Return all of the data exactly, with nothing left out but the pictures.

^^^^

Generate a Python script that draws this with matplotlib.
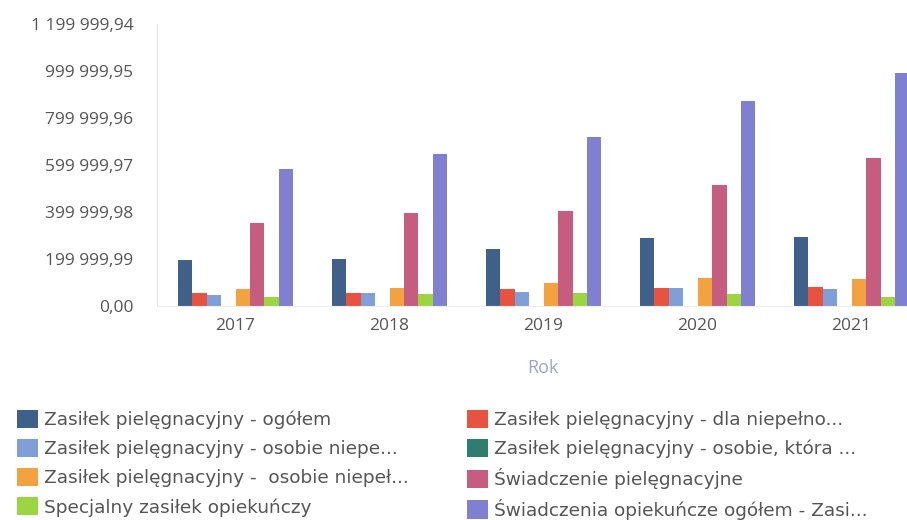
import matplotlib
matplotlib.use("Agg")
import matplotlib.pyplot as plt
from matplotlib.patches import Rectangle
import matplotlib.ticker as ticker
import numpy as np

plt.rcParams['font.family'] = ['Open Sans', 'DejaVu Sans']

# years on the x axis
years = ["2017", "2018", "2019", "2020", "2021"]

# series names as they appear in the legend
names = [
    "Zasiłek pielęgnacyjny - ogółem",
    "Zasiłek pielęgnacyjny - dla niepełno...",
    "Zasiłek pielęgnacyjny - osobie niepe...",
    "Zasiłek pielęgnacyjny - osobie, która ...",
    "Zasiłek pielęgnacyjny -  osobie niepeł...",
    "Świadczenie pielęgnacyjne",
    "Specjalny zasiłek opiekuńczy",
    "Świadczenia opiekuńcze ogółem - Zasi...",
]

# amounts per series, one value per year
ogolem = [196000, 201000, 241000, 291000, 292000]
dla_niepelno = [57000, 57000, 71000, 78000, 82000]
osobie_niepe = [48000, 54000, 61000, 75000, 72000]
osobie_ktora = [0, 0, 0, 0, 0]
osobie_niepel = [71000, 78000, 97000, 118000, 114000]
swiadczenie = [352000, 396000, 403000, 515000, 631000]
specjalny = [40000, 50000, 54000, 50000, 40000]
opiekuncze = [583000, 647000, 720000, 874000, 993000]

series = [ogolem, dla_niepelno, osobie_niepe, osobie_ktora,
          osobie_niepel, swiadczenie, specjalny, opiekuncze]

colors = ["#3f6189", "#e8533f", "#7f9fd8", "#2f7d6e",
          "#f2a33f", "#c65d80", "#9bd640", "#7f80d2"]

# y axis tick values
yticks = [0.00, 199999.99, 399999.98, 599999.97,
          799999.96, 999999.95, 1199999.94]


def pl_format(v, pos=None):
    """format number with space thousands and comma decimal"""
    s = f"{v:,.2f}"
    return s.replace(",", " ").replace(".", ",")


fig = plt.figure(figsize=(9.07, 5.2), dpi=100)
ax = fig.add_axes([157 / 907, 1 - 306 / 520, 1 - 157 / 907, (306 - 24) / 520])

n = len(series)
width = 0.094
x = np.arange(len(years))
for i, vals in enumerate(series):
    ax.bar(x + (i - (n - 1) / 2) * width, vals, width,
           color=colors[i], linewidth=0)

ax.set_xlim(-0.51, 4.36)
ax.set_ylim(0, yticks[-1])
ax.set_xticks(x)
ax.set_xticklabels(years)
ax.set_yticks(yticks)
ax.yaxis.set_major_formatter(ticker.FuncFormatter(pl_format))

ax.tick_params(axis='x', length=0, pad=9, labelsize=12.5, labelcolor='#555555')
ax.tick_params(axis='y', length=0, pad=17, labelsize=12.5, labelcolor='#555555')

for side in ["top", "right"]:
    ax.spines[side].set_visible(False)
ax.spines["left"].set_color("#e4e4e4")
ax.spines["bottom"].set_color("#eeeeee")

fig.text(543 / 907, 1 - 368 / 520, "Rok", ha='center', va='center',
         fontsize=13, color='#9ea0d4')

# legend split into two columns
handles = [Rectangle((0, 0), 1, 1, facecolor=c, edgecolor='none') for c in colors]
common = dict(frameon=False, prop={'family': 'DejaVu Sans', 'size': 13.3},
              handlelength=1.15, handleheight=1.15, handletextpad=0.3,
              labelspacing=0.52, borderpad=0, borderaxespad=0,
              labelcolor='#555555')
fig.legend([handles[i] for i in (0, 2, 4, 6)], [names[i] for i in (0, 2, 4, 6)],
           loc='upper left', bbox_to_anchor=(17 / 907, 1 - 410 / 520), **common)
fig.legend([handles[i] for i in (1, 3, 5, 7)], [names[i] for i in (1, 3, 5, 7)],
           loc='upper left', bbox_to_anchor=(467 / 907, 1 - 410 / 520), **common)

fig.savefig("out.png", dpi=100)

^^^^

The response:
Generate a Python script that draws this with matplotlib.
import matplotlib
matplotlib.use("Agg")
import matplotlib.pyplot as plt
from matplotlib.patches import Rectangle
import matplotlib.ticker as ticker
import numpy as np

plt.rcParams['font.family'] = ['Open Sans', 'DejaVu Sans']

# years on the x axis
years = ["2017", "2018", "2019", "2020", "2021"]

# series names as they appear in the legend
names = [
    "Zasiłek pielęgnacyjny - ogółem",
    "Zasiłek pielęgnacyjny - dla niepełno...",
    "Zasiłek pielęgnacyjny - osobie niepe...",
    "Zasiłek pielęgnacyjny - osobie, która ...",
    "Zasiłek pielęgnacyjny -  osobie niepeł...",
    "Świadczenie pielęgnacyjne",
    "Specjalny zasiłek opiekuńczy",
    "Świadczenia opiekuńcze ogółem - Zasi...",
]

# amounts per series, one value per year
ogolem = [196000, 201000, 241000, 291000, 292000]
dla_niepelno = [57000, 57000, 71000, 78000, 82000]
osobie_niepe = [48000, 54000, 61000, 75000, 72000]
osobie_ktora = [0, 0, 0, 0, 0]
osobie_niepel = [71000, 78000, 97000, 118000, 114000]
swiadczenie = [352000, 396000, 403000, 515000, 631000]
specjalny = [40000, 50000, 54000, 50000, 40000]
opiekuncze = [583000, 647000, 720000, 874000, 993000]

series = [ogolem, dla_niepelno, osobie_niepe, osobie_ktora,
          osobie_niepel, swiadczenie, specjalny, opiekuncze]

colors = ["#3f6189", "#e8533f", "#7f9fd8", "#2f7d6e",
          "#f2a33f", "#c65d80", "#9bd640", "#7f80d2"]

# y axis tick values
yticks = [0.00, 199999.99, 399999.98, 599999.97,
          799999.96, 999999.95, 1199999.94]


def pl_format(v, pos=None):
    """format number with space thousands and comma decimal"""
    s = f"{v:,.2f}"
    return s.replace(",", " ").replace(".", ",")


fig = plt.figure(figsize=(9.07, 5.2), dpi=100)
ax = fig.add_axes([157 / 907, 1 - 306 / 520, 1 - 157 / 907, (306 - 24) / 520])

n = len(series)
width = 0.094
x = np.arange(len(years))
for i, vals in enumerate(series):
    ax.bar(x + (i - (n - 1) / 2) * width, vals, width,
           color=colors[i], linewidth=0)

ax.set_xlim(-0.51, 4.36)
ax.set_ylim(0, yticks[-1])
ax.set_xticks(x)
ax.set_xticklabels(years)
ax.set_yticks(yticks)
ax.yaxis.set_major_formatter(ticker.FuncFormatter(pl_format))

ax.tick_params(axis='x', length=0, pad=9, labelsize=12.5, labelcolor='#555555')
ax.tick_params(axis='y', length=0, pad=17, labelsize=12.5, labelcolor='#555555')

for side in ["top", "right"]:
    ax.spines[side].set_visible(False)
ax.spines["left"].set_color("#e4e4e4")
ax.spines["bottom"].set_color("#eeeeee")

fig.text(543 / 907, 1 - 368 / 520, "Rok", ha='center', va='center',
         fontsize=13, color='#9ea0d4')

# legend split into two columns
handles = [Rectangle((0, 0), 1, 1, facecolor=c, edgecolor='none') for c in colors]
common = dict(frameon=False, prop={'family': 'DejaVu Sans', 'size': 13.3},
              handlelength=1.15, handleheight=1.15, handletextpad=0.3,
              labelspacing=0.52, borderpad=0, borderaxespad=0,
              labelcolor='#555555')
fig.legend([handles[i] for i in (0, 2, 4, 6)], [names[i] for i in (0, 2, 4, 6)],
           loc='upper left', bbox_to_anchor=(17 / 907, 1 - 410 / 520), **common)
fig.legend([handles[i] for i in (1, 3, 5, 7)], [names[i] for i in (1, 3, 5, 7)],
           loc='upper left', bbox_to_anchor=(467 / 907, 1 - 410 / 520), **common)

fig.savefig("out.png", dpi=100)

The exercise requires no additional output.